Calahoney features top-notch bluesy vocals from frontwoman Laura, accompanied all the while by guitarist Josue, who may or may not be a pair of bohemians trapped in number - crunching nine - to - fives. The overall vibe is reminiscent of the '90s alt-rock scene, and while some songs are standouts, others are worth passing; perhaps 12 tracks was too many for their efforts. Highlights include a cover of Tom Waits' "Fumblin with the Blues," and an original called "London Eludes Me,"which I perversely would like to see reconfigured as "Why Can't they see NYC for the Piece of Shit it is?" Or wait, maybe not, these kids don't look like they curse. This is recommended for fans of Alison Krauss and Patty Jean Griffin. 

Local Motion: Calahoney, Phineas J. Whoopie, and Raimundo Rodulfo

Phineas J. Whoopie

...Down the Rails (Self-released)
 
I'm having a hard time trying to figure out if these guys are a Ben & Jerry's tribute band, or if they're a jam band sporting tattoos, or god knows what. There are 10 tracks on this disc and half of them are credited to "the Rails," which I guess is okay since there actually is a bit of a stylistic change in those tracks. Still, overall, this offering could use some editing. There's a little bit of funk in some of these tracks, a little like 311 and a tiny bit of heavier stuff a la Ned's Atomic Dustbin. Other times, there's a serious fratty streak. "Che-Che" is the best track of all here.  

Raimundo Rodulfo

Mare Et Terra (Musea)
 
This is an excellent feature of progressive rock laden with psychotropic references, awash in lush Latin landscapes, orchestras, folk, criollismos, Caribbean music, blues ... ahh! Let me see if I can paint a better picture. Add up the following: Simon Diaz, Frank Zappa, Yes (Tales from Topographic Oceans in particular), Tom Jobim (specifically, the balance between his albums Tide and Wave), the unheralded coolness of Colombia's psych-folk outfit Génesis, Dizzy Gillespie, Procol Harum, and Blues for Salvador-era Carlos Santana. 

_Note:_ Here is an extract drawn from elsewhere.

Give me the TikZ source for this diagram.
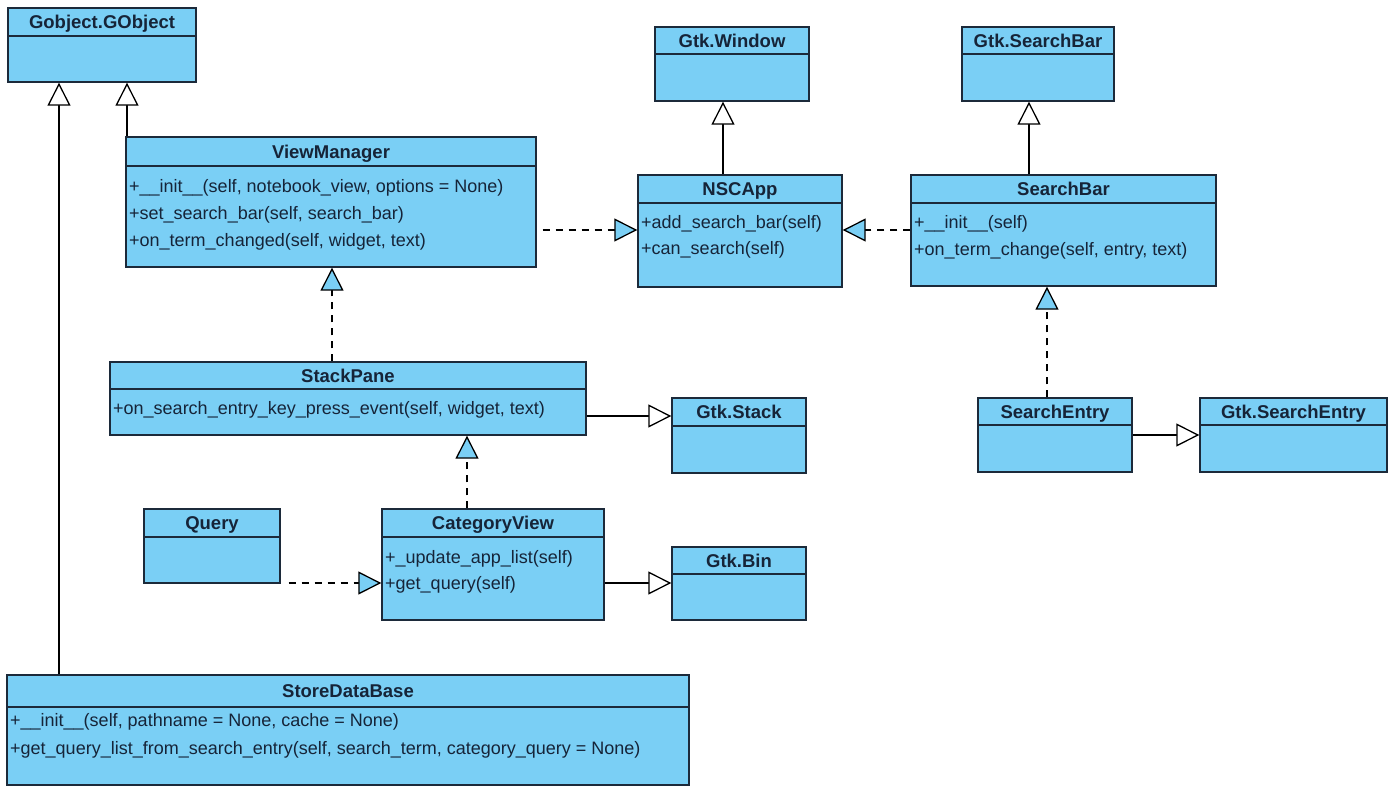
\documentclass[tikz,border=0pt]{standalone}
\usepackage{fontspec}
\setmainfont{Liberation Sans}
\usetikzlibrary{arrows.meta,fit}

\definecolor{clsfill}{RGB}{122,207,245}
\definecolor{clsline}{RGB}{28,42,58}
\definecolor{clstext}{RGB}{22,36,56}

\tikzset{
  clsbox/.style={draw=clsline, fill=clsfill, line width=1.4pt, inner sep=0pt},
  divider/.style={draw=clsline, line width=1.4pt},
  clstitle/.style={font=\fontsize{18.5}{20}\selectfont\bfseries, text=clstext,
    inner sep=0pt, anchor=base},
  member/.style={font=\fontsize{18}{20}\selectfont, text=clstext,
    inner sep=0pt, anchor=base west},
  gen/.style={draw=black, line width=1.3pt,
    -{Triangle[length=23pt, width=23pt, line width=1.3pt, fill=white]}},
  real/.style={draw=black, line width=1.3pt, dash pattern=on 7pt off 6pt,
    -{Triangle[length=23pt, width=23pt, line width=1.3pt, fill=clsfill]}},
}

% #1 name, #2 left, #3 top, #4 right, #5 bottom, #6 divider, #7 title
\newcommand\umlclass[7]{%
  \node[clsbox, fit={(#2,#3) (#4,#5)}] (#1) {};
  \draw[divider] (#2,#6) -- (#4,#6);
  \node[clstitle] (#1-title) at ({(#2+#4)/2},{(#3+#6)/2+6.5}) {#7};
}
% #1 name, #2 left, #3 centre line, #4 text
\newcommand\umlmember[4]{%
  \node[member] (#1) at ({#2+3},{#3+6.5}) {#4};
}

\begin{document}
\begin{tikzpicture}[x=1pt, y=-1pt]
  \useasboundingbox (0,0) rectangle (1392,787);

  % classes
  \umlclass{gobj}{8}{8}{196}{82}{36}{Gobject.GObject}
  \umlclass{win}{655}{27}{809}{101}{54}{Gtk.Window}
  \umlclass{gsb}{962}{27}{1114}{101}{54}{Gtk.SearchBar}

  \umlclass{vm}{126}{137}{536}{267}{166}{ViewManager}
  \umlmember{vm-m1}{126}{186}{+\_\_init\_\_(self, notebook\_view, options = None)}
  \umlmember{vm-m2}{126}{213}{+set\_search\_bar(self, search\_bar)}
  \umlmember{vm-m3}{126}{240}{+on\_term\_changed(self, widget, text)}

  \umlclass{nsc}{638}{175}{842}{287}{203}{NSCApp}
  \umlmember{nsc-m1}{638}{222}{+add\_search\_bar(self)}
  \umlmember{nsc-m2}{638}{248}{+can\_search(self)}

  \umlclass{sb}{911}{175}{1216}{286}{203}{SearchBar}
  \umlmember{sb-m1}{911}{222}{+\_\_init\_\_(self)}
  \umlmember{sb-m2}{911}{249}{+on\_term\_change(self, entry, text)}

  \umlclass{sp}{110}{362}{586}{435}{389}{StackPane}
  \umlmember{sp-m1}{110}{408}{+on\_search\_entry\_key\_press\_event(self, widget, text)}

  \umlclass{gstack}{672}{398}{806}{473}{426}{Gtk.Stack}
  \umlclass{se}{978}{398}{1132}{472}{425}{SearchEntry}
  \umlclass{gse}{1200}{398}{1387}{472}{425}{Gtk.SearchEntry}

  \umlclass{query}{144}{509}{280}{583}{537}{Query}
  \umlclass{cv}{382}{509}{604}{620}{537}{CategoryView}
  \umlmember{cv-m1}{382}{557}{+\_update\_app\_list(self)}
  \umlmember{cv-m2}{382}{583}{+get\_query(self)}
  \umlclass{gbin}{672}{547}{806}{620}{574}{Gtk.Bin}

  \umlclass{sdb}{7}{675}{689}{785}{707}{StoreDataBase}
  \umlmember{sdb-m1}{7}{720}{+\_\_init\_\_(self, pathname = None, cache = None)}
  \umlmember{sdb-m2}{7}{748}{+get\_query\_list\_from\_search\_entry(self, search\_term, category\_query = None)}

  % connector lanes
  \coordinate (lane-sdb) at (59,0);
  \coordinate (lane-vm) at (127,0);
  \coordinate (lane-nsc) at (723,0);
  \coordinate (lane-sb) at (1029,0);
  \coordinate (lane-top) at (0,230);
  \coordinate (lane-sp) at (332,0);
  \coordinate (lane-stack) at (0,416);
  \coordinate (lane-cv) at (467,0);
  \coordinate (lane-bin) at (0,583);
  \coordinate (lane-se) at (1047,0);
  \coordinate (lane-gse) at (0,435);

  % generalisations
  \draw[gen] (sdb.north -| lane-sdb) -- (gobj.south -| lane-sdb);
  \draw[gen] (vm.north -| lane-vm) -- (gobj.south -| lane-vm);
  \draw[gen] (nsc.north -| lane-nsc) -- (win.south -| lane-nsc);
  \draw[gen] (sb.north -| lane-sb) -- (gsb.south -| lane-sb);
  \draw[gen] (sp.east |- lane-stack) -- (gstack.west |- lane-stack);
  \draw[gen] (cv.east |- lane-bin) -- (gbin.west |- lane-bin);
  \draw[gen] (se.east |- lane-gse) -- (gse.west |- lane-gse);

  % realisations
  \draw[real] ([xshift=6pt]vm.east |- lane-top) -- (nsc.west |- lane-top);
  \draw[real] (sb.west |- lane-top) -- (nsc.east |- lane-top);
  \draw[real] (sp.north -| lane-sp) -- (vm.south -| lane-sp);
  \draw[real] (cv.north -| lane-cv) -- (sp.south -| lane-cv);
  \draw[real] ([xshift=8pt]query.east |- lane-bin) -- (cv.west |- lane-bin);
  \draw[real] (se.north -| lane-se) -- (sb.south -| lane-se);
\end{tikzpicture}
\end{document}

The first track, "Náufrago," runs through a range of emotions before releasing vocals some 15 minutes in. From there the energy just keeps building until it finally consumes itself at the 36-minute mark. "Libertad" is a little peppier in a weird soca/New Wave/power pop manner and it's also the shortest track here, clocking in at just nine minutes.

These are followed by another half-hour of music broken down into the tracks "Blue" and "Thoughts 1 and 2," both of which continue to explore and push the symbiosis of the album's many elements. Rodulfo has surrounded himself with a very energetic and adept cast of musicians that understand his vision with unparalleled clarity, and there's so much going on in this album, it's almost exhausting. Time for a drink. But I'd love to see this guy jam out live.